Questa “irragionevolezza” non è solo colpa di chi su quei panini (spero indigesti) ci beveva una birra. La cosa più vergognosa è che chi ci specula è italiano. Il locale infatti, era (al momento risulta chiuso ma è ancora presente su tutti i siti di consegna a domicilio di Vienna, lieferservice.at, willessen.at, mjam.at.) gestito da una coppia di meridionali, Marco e Julia Marchetta, che hanno avuta la “grande idea”, nel 2009. I due vivono in Austria e non apprezzano la cucina del luogo. Così hanno pensato di preparare panini con le delizie del Sud, strizzando l’occhio allo stereotipo più bieco con coppola e lupara. E non sono gli unici. L’uso della mafia è consentito anche nelle pizzerie “Mafiosi”, “Camorra” o “Al Capone” di Vienna. Ma anche in Spagna a Saragoza, a Granada, a Valencia e a Madrid una catena di ristoranti dedicati a Cosa nostra offre la mafia a tavola, con menù dedicati a Provenzano, Al Capone e Don Corleone. Il crimine organizzato sembra essere uno spot accattivante ed infallibile che rende la cucina più appetitosa. E oltreoceano? The same. La mafia tra i fornelli risulta squisita. In Argentina il locale “Arte de mafia” di Buenos Aires, nel quartiere Palermo, presenta la pasta al nero di seppia color di mafia; la picada Don Vito ed il coniglio John Gotti, un omaggio al padrino della famiglia dei Gambino. Sul Web, la recensione di tripadvisor.it definisce divertente il locale e alla voce menù descrive come (cito testualmente) “carina l’idea dei riferimenti ai personaggi mafiosi, mentre la nota negativa è che sono vecchi ed andrebbero sostituiti”.

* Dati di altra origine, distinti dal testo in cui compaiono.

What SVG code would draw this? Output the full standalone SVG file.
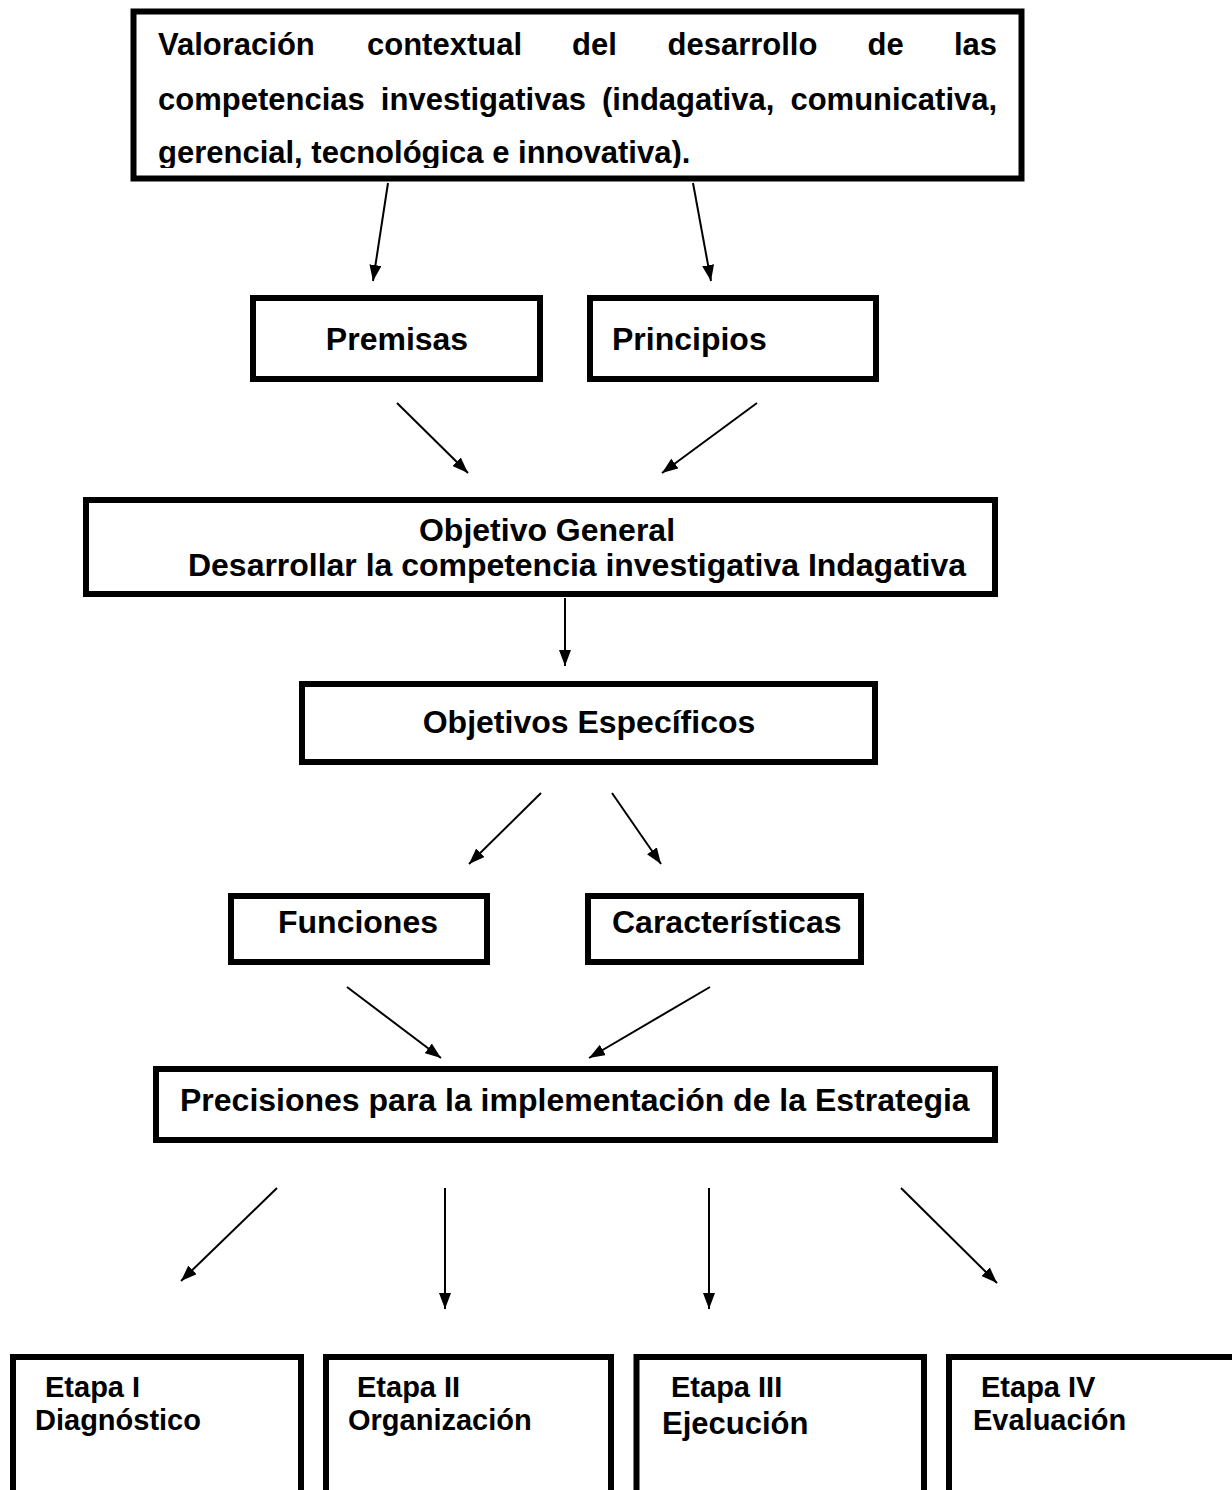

E in terra di mafia? Anche qui si registrano numerosi stupidi-spiritosi. A Palermo in pieno centro storico ad accogliere i turisti c’è “Baciamo le mani” e nella zona del porto per chi scende dalle navi, una processione di negozietti dell’ultima ora offrono souvenir di rara bruttezza: magliette, fischietti, coppole, portachiavi e gadget vari, con frasi e simboli vergognosi, alla faccia delle lotte per la legalità dei ragazzi di “Addio pizzo”. Nessuno se n’è accorto? Nessuno lo sanziona? Fa parte del piano strategico per ridare vigore all’economia dell’Isola? Non ci offendiamo a vedere americani, tedeschi, giapponesi, romani, in giro per il mondo con quelle scritte: “Mafia, made in Italy”, “Corleone family”? Cosa comunichiamo se non il segno distintivo di un degrado cerebrale?
Se vogliamo che questa terra (dove la mafia purtroppo ancora esiste) bellissima, colta, raffinata, non sia vilipesa dal malaffare e dalla pochezza, se crediamo di poter cambiare l’immaginario collettivo che ci vede spesso come l’isola dell’illegalità e dell’incuria, dobbiamo smetterla di “scherzare” su temi serissimi, di offendere la memoria di chi è morto per darci un futuro. La ribellione deve partire dal suo popolo, anche impedendo l’uso della mafia come brand commerciale e deve prevedere delle sanzioni per chi lo fa. Perché non solo il popolo che paga il pizzo è un popolo senza dignità, ma anche chi si siede a tavola con la mafia si gioca il suo destino.